What did the role of Felicia mean to you before the production start and did it change as you began to perform her role?
Felicia Farrell is a role that has such heart and spirit and depth. I knew it had great potential and identified with it immediately. And yes, the role did change as I began to work on it because the show itself had been in development, and during that time we (the creatives and I) just got clearer and better at the specifics of Felicia’s life, her arc in the play, and her presence in the story.
What did you personally take away from this play and from your role?
I take away the idea that you can’t help who you love. Love does change everything, even if it doesn’t stay in your life always. And there is beauty, dignity, and hardship in following what you know in your heart to be true.
Do you feel that in Felicia you were representing a rising music star with its challenges or more of an African-American woman, struggling to make it in the face of bigotry?
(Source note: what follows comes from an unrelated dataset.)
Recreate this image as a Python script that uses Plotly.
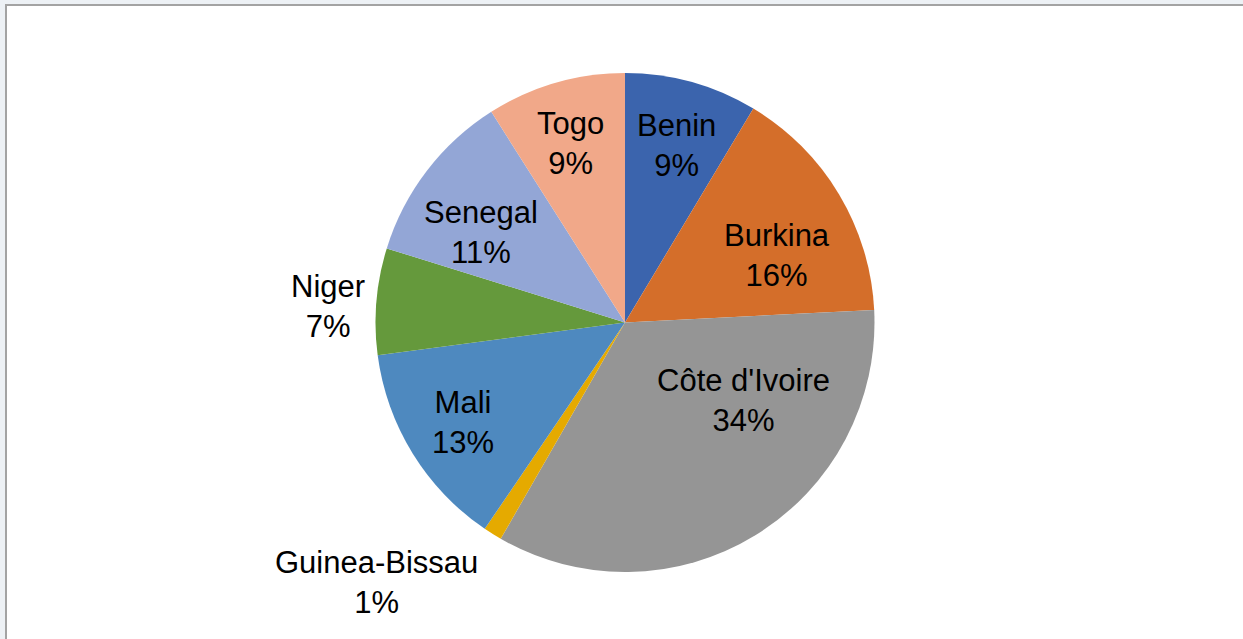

Both. Felicia is exactly both of those things and more. She’s a rising star, an African American woman fighting racism in pursuit of her career, and she’s also a young woman in love, and the twist is that love is inextricably bound to her state of being , her dreams and her passions. Juicy stuff!
What is your take on Felicia’s decision to develop her career and leave her mentor, Huey, behind?
I think Felicia does the right thing. I think it had to be done. And I think it is one of the hardest decisions she or any other woman who wants a career makes. Sometimes you must leave something to gain what is better for you, for your spirit, in the long run. And that is exactly what Felicia Farrell had do to. Also, her time in history made separation from Huey more necessary because there was not a widely accepted place for them in society.
How much was Memphis a show about music and how much was it a show about racism and intolerance?
MEMPHIS is a show that is equal parts about music and its power, about racism and intolerance, and about true love.
On and off stage, you are an African-American female singer. 50-some years later, how do you see the changes in the society and in the entertainment industry?
In 50 years I see women having to prove nothing to be treated as equals in society and the workplace. I see less sacrifice of our relationships, bodies and spirits for our personal dreams. I see complete understanding and support of our healthcare needs. I see a younger generation of women really understanding the battle that has been fought on their behalf and treating their minds, their bodies, and their gifts with greater respect and care. We are so very lucky to be woman in history right now. We have opportunities our foremothers only dreamed of. I want to see us living the legacy they’ve helped build.
You character and you personally have one thing in common: you persevered and saw success. For Felicia, it was being a star in the 50’s and for you it is being a star in the production of Memphis. Do you have any advice for people reaching for the stars in a similar fashion nowadays?
Go to school. Tell the truth. Keep your word. Handle your money.